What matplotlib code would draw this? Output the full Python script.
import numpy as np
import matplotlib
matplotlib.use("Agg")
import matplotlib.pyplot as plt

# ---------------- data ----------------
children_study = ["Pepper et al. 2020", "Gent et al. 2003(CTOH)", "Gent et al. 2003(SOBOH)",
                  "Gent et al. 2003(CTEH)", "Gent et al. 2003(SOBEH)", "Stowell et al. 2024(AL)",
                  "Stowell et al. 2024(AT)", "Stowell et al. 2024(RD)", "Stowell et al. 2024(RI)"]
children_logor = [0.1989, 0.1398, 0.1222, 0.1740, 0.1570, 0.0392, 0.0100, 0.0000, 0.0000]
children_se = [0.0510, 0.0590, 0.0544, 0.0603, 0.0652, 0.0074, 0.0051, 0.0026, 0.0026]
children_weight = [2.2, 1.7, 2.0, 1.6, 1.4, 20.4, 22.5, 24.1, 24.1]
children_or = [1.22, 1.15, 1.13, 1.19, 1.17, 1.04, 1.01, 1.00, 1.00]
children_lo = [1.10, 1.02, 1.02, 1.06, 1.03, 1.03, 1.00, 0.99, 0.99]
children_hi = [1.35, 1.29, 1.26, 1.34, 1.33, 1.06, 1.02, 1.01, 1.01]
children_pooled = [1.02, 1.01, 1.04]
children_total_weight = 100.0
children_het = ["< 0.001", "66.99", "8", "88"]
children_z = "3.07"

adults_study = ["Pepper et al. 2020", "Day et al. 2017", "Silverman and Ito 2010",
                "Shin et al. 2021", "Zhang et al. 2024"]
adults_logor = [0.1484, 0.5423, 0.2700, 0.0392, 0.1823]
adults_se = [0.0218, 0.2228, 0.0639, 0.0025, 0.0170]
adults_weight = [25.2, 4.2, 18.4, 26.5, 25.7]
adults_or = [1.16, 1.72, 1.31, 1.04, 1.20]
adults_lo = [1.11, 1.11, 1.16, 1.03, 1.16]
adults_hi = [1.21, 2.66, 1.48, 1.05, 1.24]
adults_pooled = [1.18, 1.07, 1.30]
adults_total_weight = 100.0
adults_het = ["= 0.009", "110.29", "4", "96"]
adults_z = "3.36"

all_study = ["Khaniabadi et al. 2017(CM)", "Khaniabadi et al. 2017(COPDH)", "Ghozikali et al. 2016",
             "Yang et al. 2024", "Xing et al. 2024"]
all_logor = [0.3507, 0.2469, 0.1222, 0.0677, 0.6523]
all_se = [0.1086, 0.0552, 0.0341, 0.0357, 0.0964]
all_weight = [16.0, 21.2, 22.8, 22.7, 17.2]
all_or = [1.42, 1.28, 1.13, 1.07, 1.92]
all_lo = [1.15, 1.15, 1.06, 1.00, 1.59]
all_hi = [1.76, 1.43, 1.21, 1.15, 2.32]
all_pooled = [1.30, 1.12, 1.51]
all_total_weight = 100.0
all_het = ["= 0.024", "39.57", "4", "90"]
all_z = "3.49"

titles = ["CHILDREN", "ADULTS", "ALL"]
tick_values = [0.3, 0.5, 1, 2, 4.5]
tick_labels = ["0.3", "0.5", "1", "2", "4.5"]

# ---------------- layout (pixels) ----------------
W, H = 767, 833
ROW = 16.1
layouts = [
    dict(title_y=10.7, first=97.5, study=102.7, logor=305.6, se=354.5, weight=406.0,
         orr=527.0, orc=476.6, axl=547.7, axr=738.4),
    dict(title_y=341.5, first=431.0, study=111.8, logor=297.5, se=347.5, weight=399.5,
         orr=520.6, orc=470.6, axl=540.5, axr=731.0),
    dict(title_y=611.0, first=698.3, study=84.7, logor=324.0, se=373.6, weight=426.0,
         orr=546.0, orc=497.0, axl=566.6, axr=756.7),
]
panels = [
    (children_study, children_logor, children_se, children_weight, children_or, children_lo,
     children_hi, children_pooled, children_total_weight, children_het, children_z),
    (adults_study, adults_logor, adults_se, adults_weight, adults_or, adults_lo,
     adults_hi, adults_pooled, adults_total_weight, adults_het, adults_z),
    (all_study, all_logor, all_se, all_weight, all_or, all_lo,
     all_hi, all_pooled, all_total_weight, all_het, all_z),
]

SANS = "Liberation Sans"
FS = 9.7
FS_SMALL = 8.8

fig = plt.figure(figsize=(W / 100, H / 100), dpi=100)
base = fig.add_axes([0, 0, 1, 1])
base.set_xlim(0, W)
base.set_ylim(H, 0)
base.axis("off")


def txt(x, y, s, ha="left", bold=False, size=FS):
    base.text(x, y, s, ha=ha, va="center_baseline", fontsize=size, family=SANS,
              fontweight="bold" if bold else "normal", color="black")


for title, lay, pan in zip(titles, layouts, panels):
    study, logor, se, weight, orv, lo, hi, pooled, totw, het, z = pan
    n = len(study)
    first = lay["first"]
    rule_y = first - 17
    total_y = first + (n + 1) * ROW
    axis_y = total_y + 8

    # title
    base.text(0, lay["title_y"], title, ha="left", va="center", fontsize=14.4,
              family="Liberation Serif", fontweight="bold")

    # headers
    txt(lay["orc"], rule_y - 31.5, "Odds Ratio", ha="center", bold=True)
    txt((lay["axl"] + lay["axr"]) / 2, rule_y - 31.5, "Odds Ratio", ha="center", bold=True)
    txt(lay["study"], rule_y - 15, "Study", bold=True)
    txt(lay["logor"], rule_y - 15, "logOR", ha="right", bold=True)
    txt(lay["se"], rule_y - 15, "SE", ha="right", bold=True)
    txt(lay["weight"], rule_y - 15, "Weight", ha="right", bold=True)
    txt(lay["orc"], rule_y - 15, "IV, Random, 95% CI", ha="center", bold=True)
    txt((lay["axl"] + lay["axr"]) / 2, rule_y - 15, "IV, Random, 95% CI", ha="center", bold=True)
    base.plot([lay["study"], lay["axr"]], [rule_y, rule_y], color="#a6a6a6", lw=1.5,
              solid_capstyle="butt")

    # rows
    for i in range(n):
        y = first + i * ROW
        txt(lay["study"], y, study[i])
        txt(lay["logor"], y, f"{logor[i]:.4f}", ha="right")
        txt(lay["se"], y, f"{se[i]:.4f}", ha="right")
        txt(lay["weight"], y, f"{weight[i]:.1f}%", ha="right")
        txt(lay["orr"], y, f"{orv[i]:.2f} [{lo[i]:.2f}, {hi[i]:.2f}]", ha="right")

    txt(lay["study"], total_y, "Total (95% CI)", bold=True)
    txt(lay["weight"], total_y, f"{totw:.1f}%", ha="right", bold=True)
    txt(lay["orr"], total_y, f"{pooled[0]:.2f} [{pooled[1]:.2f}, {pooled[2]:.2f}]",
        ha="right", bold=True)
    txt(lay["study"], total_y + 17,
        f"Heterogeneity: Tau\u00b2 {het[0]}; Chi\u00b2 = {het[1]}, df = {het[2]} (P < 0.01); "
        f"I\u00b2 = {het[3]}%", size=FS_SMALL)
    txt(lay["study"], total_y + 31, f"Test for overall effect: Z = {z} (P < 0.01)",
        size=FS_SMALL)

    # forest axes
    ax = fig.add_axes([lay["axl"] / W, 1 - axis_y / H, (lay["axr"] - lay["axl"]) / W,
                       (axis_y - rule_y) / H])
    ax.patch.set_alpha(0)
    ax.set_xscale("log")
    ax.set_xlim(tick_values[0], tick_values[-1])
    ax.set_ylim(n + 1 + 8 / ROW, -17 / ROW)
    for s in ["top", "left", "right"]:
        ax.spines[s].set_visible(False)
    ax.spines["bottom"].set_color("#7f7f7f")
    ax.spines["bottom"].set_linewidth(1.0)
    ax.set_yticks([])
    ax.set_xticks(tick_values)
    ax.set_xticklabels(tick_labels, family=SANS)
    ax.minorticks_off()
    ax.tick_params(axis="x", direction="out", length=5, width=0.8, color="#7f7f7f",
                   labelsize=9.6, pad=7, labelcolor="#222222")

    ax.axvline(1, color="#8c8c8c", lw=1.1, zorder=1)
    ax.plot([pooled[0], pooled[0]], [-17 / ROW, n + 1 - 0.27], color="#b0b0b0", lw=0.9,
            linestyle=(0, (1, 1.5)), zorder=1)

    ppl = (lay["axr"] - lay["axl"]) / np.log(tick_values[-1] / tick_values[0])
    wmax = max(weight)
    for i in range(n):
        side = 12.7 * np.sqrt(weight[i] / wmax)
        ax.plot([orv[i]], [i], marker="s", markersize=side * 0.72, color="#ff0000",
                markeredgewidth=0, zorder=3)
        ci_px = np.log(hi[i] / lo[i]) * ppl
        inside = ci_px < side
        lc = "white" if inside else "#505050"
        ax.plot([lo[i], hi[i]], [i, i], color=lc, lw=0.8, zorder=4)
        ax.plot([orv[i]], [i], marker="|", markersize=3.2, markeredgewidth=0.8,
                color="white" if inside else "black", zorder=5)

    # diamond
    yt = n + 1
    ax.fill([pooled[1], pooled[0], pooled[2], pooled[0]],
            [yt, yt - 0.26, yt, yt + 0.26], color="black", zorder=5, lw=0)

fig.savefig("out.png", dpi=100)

* * *

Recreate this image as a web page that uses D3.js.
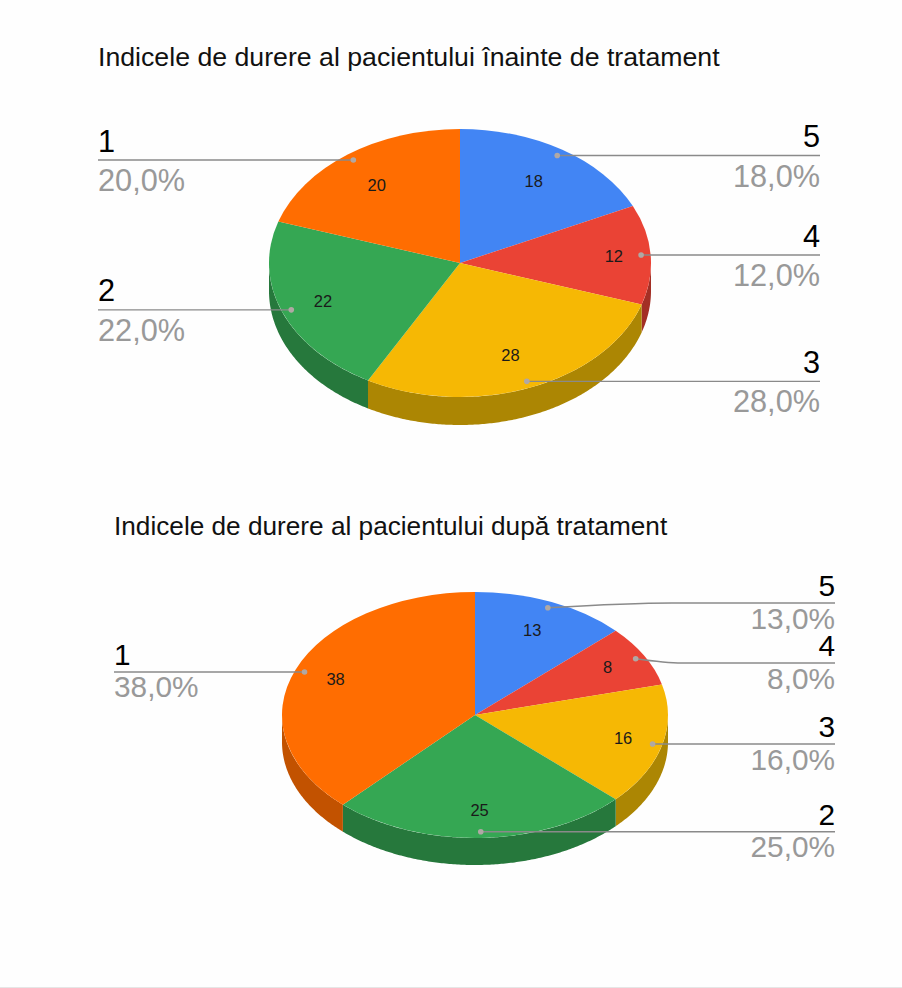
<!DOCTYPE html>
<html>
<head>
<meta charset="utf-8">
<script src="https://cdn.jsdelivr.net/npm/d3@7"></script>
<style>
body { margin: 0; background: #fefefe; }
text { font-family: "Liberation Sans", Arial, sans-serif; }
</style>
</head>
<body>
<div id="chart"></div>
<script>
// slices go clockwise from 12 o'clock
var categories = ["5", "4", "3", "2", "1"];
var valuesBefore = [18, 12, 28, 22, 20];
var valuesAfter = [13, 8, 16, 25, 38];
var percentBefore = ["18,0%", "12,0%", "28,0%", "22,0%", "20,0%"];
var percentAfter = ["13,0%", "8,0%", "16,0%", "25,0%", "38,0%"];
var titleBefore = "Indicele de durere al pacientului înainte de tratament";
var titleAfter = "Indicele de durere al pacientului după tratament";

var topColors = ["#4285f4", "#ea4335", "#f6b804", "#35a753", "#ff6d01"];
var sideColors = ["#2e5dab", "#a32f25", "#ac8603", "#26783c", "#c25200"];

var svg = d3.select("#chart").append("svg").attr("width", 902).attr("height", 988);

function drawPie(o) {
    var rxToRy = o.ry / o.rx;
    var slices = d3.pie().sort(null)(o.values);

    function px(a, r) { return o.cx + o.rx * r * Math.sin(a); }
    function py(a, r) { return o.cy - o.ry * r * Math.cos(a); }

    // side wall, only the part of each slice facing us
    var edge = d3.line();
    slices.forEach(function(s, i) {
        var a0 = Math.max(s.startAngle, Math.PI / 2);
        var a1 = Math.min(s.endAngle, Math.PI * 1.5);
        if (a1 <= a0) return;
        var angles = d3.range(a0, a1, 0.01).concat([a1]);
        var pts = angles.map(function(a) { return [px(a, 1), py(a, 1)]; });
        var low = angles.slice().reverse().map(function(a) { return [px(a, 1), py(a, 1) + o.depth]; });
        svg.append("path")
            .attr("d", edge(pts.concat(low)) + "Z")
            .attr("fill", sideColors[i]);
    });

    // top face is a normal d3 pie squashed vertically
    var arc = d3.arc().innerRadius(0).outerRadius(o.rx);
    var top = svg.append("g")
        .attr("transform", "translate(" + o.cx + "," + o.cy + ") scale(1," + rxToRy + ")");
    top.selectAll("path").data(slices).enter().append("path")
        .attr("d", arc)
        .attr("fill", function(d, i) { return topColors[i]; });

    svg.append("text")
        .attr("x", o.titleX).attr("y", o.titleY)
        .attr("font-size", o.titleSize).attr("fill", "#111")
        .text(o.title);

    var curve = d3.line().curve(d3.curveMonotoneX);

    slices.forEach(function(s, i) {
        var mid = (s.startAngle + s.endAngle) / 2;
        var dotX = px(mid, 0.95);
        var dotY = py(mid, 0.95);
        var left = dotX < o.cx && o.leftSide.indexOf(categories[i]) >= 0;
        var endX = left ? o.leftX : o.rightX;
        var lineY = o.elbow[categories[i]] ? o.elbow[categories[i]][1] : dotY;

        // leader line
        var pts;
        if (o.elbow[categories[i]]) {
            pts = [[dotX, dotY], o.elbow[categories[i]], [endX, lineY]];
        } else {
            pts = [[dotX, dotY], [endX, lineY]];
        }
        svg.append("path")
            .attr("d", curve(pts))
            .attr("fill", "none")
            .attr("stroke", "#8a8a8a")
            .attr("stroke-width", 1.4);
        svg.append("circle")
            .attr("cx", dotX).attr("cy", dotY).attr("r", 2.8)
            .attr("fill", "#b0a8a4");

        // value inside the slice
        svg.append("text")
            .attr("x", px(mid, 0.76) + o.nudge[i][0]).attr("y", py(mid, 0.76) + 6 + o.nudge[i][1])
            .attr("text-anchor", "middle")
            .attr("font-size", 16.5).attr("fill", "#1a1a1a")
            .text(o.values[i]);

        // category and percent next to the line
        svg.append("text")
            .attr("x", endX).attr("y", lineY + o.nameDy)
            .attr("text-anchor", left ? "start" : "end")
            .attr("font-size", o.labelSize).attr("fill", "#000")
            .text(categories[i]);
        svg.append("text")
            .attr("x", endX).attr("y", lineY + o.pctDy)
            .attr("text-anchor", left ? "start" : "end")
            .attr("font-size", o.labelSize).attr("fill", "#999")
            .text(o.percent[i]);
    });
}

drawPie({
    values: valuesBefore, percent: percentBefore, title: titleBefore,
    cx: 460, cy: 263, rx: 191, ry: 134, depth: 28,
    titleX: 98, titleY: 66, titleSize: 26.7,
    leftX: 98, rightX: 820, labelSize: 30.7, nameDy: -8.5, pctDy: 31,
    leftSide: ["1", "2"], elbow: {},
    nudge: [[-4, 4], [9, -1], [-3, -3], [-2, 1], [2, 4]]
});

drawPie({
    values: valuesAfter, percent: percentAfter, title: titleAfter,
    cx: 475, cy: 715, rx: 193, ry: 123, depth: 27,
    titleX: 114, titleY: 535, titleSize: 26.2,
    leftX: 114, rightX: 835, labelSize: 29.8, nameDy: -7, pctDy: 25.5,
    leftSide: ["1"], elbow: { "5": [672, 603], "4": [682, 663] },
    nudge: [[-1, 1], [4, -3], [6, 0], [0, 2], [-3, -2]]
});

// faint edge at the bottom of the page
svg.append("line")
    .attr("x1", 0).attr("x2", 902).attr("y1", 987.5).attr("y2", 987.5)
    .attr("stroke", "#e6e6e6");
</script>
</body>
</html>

Task goal
Give back exactly the lines running from the line that contains "What matplotlib code" through the line that contains "import matplotlib.pyplot as plt", and nothing outside them.

Reply to the exercise
What matplotlib code would draw this? Output the full Python script.
import numpy as np
import matplotlib
matplotlib.use("Agg")
import matplotlib.pyplot as plt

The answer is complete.